Scottoni Franco
Giornalista, nato nel 1928 e deceduto a Roma il 31 gennaio 2006. Tifoso laziale. Cronista prima de l'Unità e poi di La Repubblica. Tra la fine degli anni '60 e la metà degli anni '70, molti articoli de l'Unità sulla Lazio, portano la sua firma.
Dalle pagine de la Repubblica del 1 gennaio 2006
Addio Scottoni giornalista artigiano.
ROMA - Il sigaro pendeva, sornione, da un lato del baffo. Senza inizio né fine, un mozzicone perenne. Un caffè, due caffè, tre caffè, e poi su e giù per i piani del palazzo di giustizia di Roma, il più grande d'Italia. «Il medico mi ha detto che devo fare moto, ma quanno me fermo qua», disse in romanesco un giorno entrando in sala stampa, alla fine del giro in procura. Sembrava affannato ma lo nascose, erano i suoi ultimi mesi a Repubblica prima della pensione, il cuore cominciava ad ammalarsi. Lo ha abbandonato ieri pomeriggio, quando ha smesso di battere. Franco Scottoni se ne è andato a settantotto anni, trentacinque di questi li ha vissuti nei giornali. I funerali si terranno domani mattina nella chiesa della Natività in via Gallia, a Roma. Franco cominciò nel 1966 all'Unità, come cronista di sport. Dieci anni dopo, nei giorni della fondazione, arrivò a Repubblica, quella che allora si batteva sulla macchina da scrivere, veniva corretta col pennarello e composta sui banconi col piombo ancora caldo. Lui la conosceva bene la tipografia. Chiusa la prima edizione, ogni notte si fermava ad aggiornare il suo pezzo, a dare una mano agli altri per la ribattuta.

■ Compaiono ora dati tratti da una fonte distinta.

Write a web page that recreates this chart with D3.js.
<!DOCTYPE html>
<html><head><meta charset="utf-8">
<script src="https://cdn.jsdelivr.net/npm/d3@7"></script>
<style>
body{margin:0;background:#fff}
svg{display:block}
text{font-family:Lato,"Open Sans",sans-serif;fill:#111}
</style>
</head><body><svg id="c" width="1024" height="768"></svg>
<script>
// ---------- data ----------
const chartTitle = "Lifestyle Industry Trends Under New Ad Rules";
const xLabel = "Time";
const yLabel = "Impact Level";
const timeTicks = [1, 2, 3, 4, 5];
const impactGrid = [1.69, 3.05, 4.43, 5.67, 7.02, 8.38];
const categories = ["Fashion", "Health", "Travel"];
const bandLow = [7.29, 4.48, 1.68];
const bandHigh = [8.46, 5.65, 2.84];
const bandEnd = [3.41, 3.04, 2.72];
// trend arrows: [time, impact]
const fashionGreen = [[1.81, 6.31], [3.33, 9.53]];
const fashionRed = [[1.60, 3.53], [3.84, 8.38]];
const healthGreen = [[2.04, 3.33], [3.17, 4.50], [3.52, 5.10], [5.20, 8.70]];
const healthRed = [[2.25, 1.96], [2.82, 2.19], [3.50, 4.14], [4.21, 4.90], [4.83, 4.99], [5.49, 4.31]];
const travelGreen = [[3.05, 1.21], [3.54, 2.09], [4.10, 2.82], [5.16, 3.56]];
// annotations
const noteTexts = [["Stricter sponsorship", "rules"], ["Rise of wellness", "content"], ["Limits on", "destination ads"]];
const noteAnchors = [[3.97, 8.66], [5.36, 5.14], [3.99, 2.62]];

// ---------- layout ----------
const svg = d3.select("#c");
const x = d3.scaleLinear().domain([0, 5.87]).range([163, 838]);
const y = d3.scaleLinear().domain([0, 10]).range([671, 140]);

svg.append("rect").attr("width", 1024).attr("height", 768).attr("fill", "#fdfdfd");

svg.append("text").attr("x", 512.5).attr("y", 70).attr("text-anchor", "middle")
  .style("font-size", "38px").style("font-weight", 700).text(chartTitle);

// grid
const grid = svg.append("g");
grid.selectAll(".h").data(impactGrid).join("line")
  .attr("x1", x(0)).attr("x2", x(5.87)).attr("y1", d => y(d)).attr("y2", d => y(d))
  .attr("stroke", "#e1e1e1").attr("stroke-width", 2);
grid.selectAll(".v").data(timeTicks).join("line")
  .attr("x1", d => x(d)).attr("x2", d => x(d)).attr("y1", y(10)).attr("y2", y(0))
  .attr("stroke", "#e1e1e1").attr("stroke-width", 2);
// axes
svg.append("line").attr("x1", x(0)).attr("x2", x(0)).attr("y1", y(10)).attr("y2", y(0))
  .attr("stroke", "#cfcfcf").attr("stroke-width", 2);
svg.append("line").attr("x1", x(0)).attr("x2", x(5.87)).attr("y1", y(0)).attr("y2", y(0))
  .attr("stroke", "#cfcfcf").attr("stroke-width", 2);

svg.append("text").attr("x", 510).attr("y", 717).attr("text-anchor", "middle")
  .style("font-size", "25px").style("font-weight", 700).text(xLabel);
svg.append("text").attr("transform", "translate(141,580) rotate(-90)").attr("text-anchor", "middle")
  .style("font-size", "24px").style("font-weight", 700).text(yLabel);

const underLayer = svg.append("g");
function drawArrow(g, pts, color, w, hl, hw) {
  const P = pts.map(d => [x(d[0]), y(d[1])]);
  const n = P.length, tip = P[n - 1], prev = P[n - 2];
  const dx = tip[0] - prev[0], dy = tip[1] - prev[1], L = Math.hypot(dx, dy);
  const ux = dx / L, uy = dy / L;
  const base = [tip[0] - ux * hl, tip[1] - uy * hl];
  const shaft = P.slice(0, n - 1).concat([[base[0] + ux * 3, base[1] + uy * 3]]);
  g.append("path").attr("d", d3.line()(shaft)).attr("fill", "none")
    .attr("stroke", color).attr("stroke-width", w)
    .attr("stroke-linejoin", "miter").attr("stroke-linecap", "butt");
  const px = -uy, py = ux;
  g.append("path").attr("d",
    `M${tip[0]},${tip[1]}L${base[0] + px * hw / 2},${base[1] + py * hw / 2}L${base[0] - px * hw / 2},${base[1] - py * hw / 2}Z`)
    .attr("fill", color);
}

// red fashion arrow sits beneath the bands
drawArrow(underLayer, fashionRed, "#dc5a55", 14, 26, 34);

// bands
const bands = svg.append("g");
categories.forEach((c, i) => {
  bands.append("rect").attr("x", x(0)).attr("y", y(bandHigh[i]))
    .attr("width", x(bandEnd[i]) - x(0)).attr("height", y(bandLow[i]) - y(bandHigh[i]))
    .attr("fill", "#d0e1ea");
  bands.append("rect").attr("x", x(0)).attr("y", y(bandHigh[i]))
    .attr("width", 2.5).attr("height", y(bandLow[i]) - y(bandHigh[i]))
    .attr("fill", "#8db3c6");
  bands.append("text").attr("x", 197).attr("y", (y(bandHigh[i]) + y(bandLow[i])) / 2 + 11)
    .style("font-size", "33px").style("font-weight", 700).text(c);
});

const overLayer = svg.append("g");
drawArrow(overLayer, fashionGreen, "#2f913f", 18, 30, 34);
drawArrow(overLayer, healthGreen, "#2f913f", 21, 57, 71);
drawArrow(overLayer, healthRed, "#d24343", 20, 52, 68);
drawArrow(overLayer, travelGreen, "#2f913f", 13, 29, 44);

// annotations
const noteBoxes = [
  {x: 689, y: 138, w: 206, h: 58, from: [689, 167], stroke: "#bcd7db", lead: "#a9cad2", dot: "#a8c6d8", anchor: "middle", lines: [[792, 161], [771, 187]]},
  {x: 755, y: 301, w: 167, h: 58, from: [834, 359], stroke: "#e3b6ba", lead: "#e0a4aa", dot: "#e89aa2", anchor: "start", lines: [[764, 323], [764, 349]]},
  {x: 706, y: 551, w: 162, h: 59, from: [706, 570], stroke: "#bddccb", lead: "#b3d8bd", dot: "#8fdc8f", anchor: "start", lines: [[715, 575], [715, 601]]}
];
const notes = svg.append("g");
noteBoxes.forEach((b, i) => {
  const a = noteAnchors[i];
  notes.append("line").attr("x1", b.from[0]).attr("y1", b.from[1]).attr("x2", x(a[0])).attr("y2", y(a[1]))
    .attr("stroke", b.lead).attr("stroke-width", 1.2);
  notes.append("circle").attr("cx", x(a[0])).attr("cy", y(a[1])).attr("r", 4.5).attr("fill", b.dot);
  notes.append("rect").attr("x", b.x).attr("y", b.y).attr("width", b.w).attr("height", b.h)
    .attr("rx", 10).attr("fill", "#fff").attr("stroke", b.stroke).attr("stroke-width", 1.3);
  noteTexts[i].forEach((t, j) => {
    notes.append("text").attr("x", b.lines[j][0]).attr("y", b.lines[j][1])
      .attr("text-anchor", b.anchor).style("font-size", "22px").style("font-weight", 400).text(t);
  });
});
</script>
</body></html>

Per il nostro giornale ha seguito i fatti giudiziari più importanti, dai processi sugli anni di piombo al caso Moro, alla strage di Ustica. «Dottò, allora si può scrivere che brancolate nel buio». Mai ossequioso con il potere e romano, romanissimo nell'ironia. Si infiammava se parlava della sua Lazio, palpitava per il figlio Riccardo che, come lui, ha voluto fare il giornalista, gli tremava la voce se pronunciava il nome della figlia Sonia. Aveva un'altra passione, le doppiette. Ma amava gli animali e l'ambiente, per questo alla fine degli anni Sessanta fondò l'Arci-caccia. A Roma Franco Scottoni ha formato generazioni di cronisti giudiziari. E a molti ancora oggi appare irripetibile quel disincanto con cui si avvicinava alle notizie. Poteva apparire cinico, in realtà era un romantico. «è una professione umile - diceva - fatta di privazione. Ci vuole freddezza, distacco, precisione. Non dimenticate, ragazzi». (e.v.)